>> START DATA

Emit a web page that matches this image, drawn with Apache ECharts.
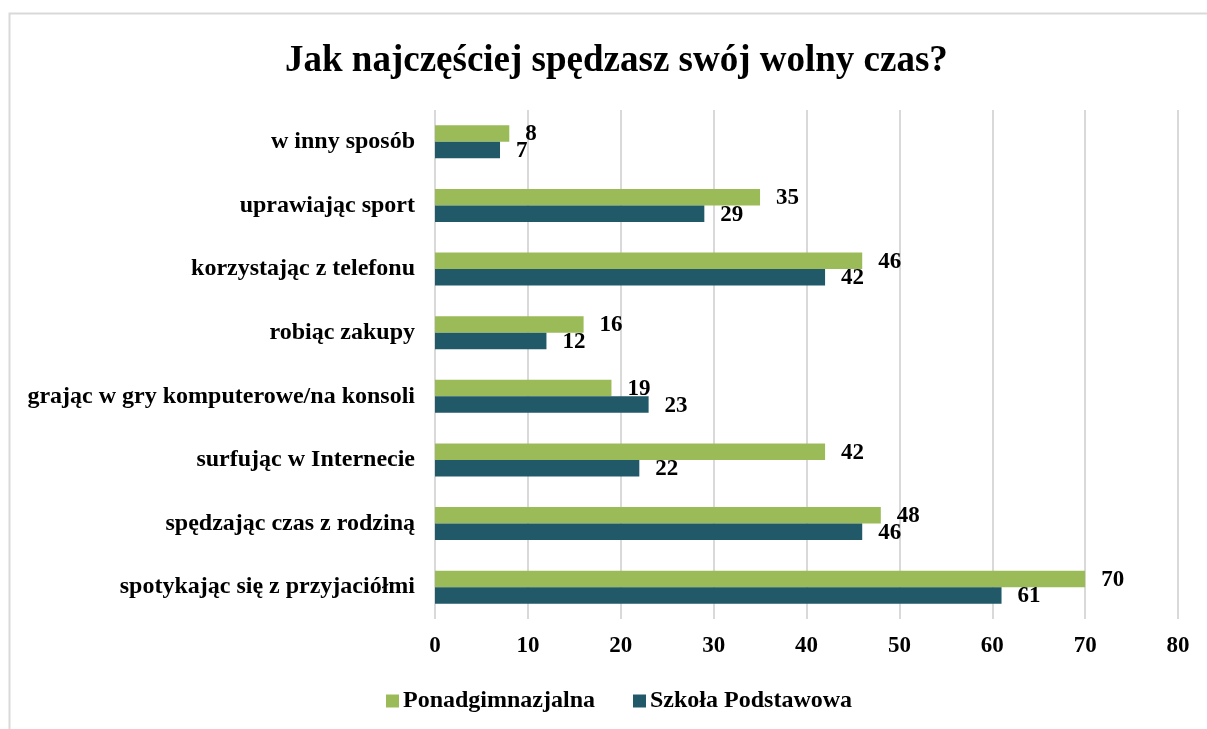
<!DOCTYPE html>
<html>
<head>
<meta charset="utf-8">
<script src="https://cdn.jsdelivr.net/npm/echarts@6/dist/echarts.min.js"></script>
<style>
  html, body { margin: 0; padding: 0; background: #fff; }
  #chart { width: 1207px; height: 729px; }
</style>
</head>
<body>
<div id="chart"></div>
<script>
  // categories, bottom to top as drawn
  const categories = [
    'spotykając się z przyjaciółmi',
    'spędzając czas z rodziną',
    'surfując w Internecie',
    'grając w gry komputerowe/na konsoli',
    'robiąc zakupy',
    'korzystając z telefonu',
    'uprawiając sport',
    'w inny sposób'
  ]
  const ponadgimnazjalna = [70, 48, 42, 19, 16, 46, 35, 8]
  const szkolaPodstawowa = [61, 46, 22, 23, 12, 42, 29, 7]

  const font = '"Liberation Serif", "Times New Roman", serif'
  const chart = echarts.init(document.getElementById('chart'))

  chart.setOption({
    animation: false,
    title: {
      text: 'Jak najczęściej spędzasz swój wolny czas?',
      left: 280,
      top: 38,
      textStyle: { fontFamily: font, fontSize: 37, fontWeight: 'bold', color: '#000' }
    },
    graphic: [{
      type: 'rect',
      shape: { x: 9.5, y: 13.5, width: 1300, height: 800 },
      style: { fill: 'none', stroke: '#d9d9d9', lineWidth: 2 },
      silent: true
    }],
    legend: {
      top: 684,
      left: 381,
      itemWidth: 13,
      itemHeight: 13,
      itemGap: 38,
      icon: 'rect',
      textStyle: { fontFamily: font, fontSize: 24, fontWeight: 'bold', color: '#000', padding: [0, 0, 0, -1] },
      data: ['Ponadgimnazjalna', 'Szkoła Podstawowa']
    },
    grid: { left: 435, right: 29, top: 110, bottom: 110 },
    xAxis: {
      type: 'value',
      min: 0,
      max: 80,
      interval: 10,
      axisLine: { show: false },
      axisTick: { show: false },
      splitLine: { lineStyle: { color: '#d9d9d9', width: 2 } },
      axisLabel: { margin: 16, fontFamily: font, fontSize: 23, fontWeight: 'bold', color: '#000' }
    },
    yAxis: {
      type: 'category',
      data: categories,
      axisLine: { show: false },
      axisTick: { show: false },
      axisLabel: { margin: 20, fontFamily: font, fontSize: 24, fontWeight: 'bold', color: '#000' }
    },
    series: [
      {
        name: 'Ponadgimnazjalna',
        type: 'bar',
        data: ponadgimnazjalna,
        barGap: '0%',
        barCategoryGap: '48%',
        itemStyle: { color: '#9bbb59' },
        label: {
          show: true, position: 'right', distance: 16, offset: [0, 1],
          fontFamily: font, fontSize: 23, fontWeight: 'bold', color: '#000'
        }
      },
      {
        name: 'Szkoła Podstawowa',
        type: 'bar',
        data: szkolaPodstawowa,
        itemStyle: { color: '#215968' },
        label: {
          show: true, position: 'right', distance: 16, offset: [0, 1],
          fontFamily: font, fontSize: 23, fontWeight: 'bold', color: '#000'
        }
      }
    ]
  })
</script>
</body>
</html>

>> END DATA

WHAT TO WORK ON ▸
Without including any pictures, reproduce the listing exactly.

RESULT FOR THIS EXERCISE ▸
Emit a web page that matches this image, drawn with Apache ECharts.
<!DOCTYPE html>
<html>
<head>
<meta charset="utf-8">
<script src="https://cdn.jsdelivr.net/npm/echarts@6/dist/echarts.min.js"></script>
<style>
  html, body { margin: 0; padding: 0; background: #fff; }
  #chart { width: 1207px; height: 729px; }
</style>
</head>
<body>
<div id="chart"></div>
<script>
  // categories, bottom to top as drawn
  const categories = [
    'spotykając się z przyjaciółmi',
    'spędzając czas z rodziną',
    'surfując w Internecie',
    'grając w gry komputerowe/na konsoli',
    'robiąc zakupy',
    'korzystając z telefonu',
    'uprawiając sport',
    'w inny sposób'
  ]
  const ponadgimnazjalna = [70, 48, 42, 19, 16, 46, 35, 8]
  const szkolaPodstawowa = [61, 46, 22, 23, 12, 42, 29, 7]

  const font = '"Liberation Serif", "Times New Roman", serif'
  const chart = echarts.init(document.getElementById('chart'))

  chart.setOption({
    animation: false,
    title: {
      text: 'Jak najczęściej spędzasz swój wolny czas?',
      left: 280,
      top: 38,
      textStyle: { fontFamily: font, fontSize: 37, fontWeight: 'bold', color: '#000' }
    },
    graphic: [{
      type: 'rect',
      shape: { x: 9.5, y: 13.5, width: 1300, height: 800 },
      style: { fill: 'none', stroke: '#d9d9d9', lineWidth: 2 },
      silent: true
    }],
    legend: {
      top: 684,
      left: 381,
      itemWidth: 13,
      itemHeight: 13,
      itemGap: 38,
      icon: 'rect',
      textStyle: { fontFamily: font, fontSize: 24, fontWeight: 'bold', color: '#000', padding: [0, 0, 0, -1] },
      data: ['Ponadgimnazjalna', 'Szkoła Podstawowa']
    },
    grid: { left: 435, right: 29, top: 110, bottom: 110 },
    xAxis: {
      type: 'value',
      min: 0,
      max: 80,
      interval: 10,
      axisLine: { show: false },
      axisTick: { show: false },
      splitLine: { lineStyle: { color: '#d9d9d9', width: 2 } },
      axisLabel: { margin: 16, fontFamily: font, fontSize: 23, fontWeight: 'bold', color: '#000' }
    },
    yAxis: {
      type: 'category',
      data: categories,
      axisLine: { show: false },
      axisTick: { show: false },
      axisLabel: { margin: 20, fontFamily: font, fontSize: 24, fontWeight: 'bold', color: '#000' }
    },
    series: [
      {
        name: 'Ponadgimnazjalna',
        type: 'bar',
        data: ponadgimnazjalna,
        barGap: '0%',
        barCategoryGap: '48%',
        itemStyle: { color: '#9bbb59' },
        label: {
          show: true, position: 'right', distance: 16, offset: [0, 1],
          fontFamily: font, fontSize: 23, fontWeight: 'bold', color: '#000'
        }
      },
      {
        name: 'Szkoła Podstawowa',
        type: 'bar',
        data: szkolaPodstawowa,
        itemStyle: { color: '#215968' },
        label: {
          show: true, position: 'right', distance: 16, offset: [0, 1],
          fontFamily: font, fontSize: 23, fontWeight: 'bold', color: '#000'
        }
      }
    ]
  })
</script>
</body>
</html>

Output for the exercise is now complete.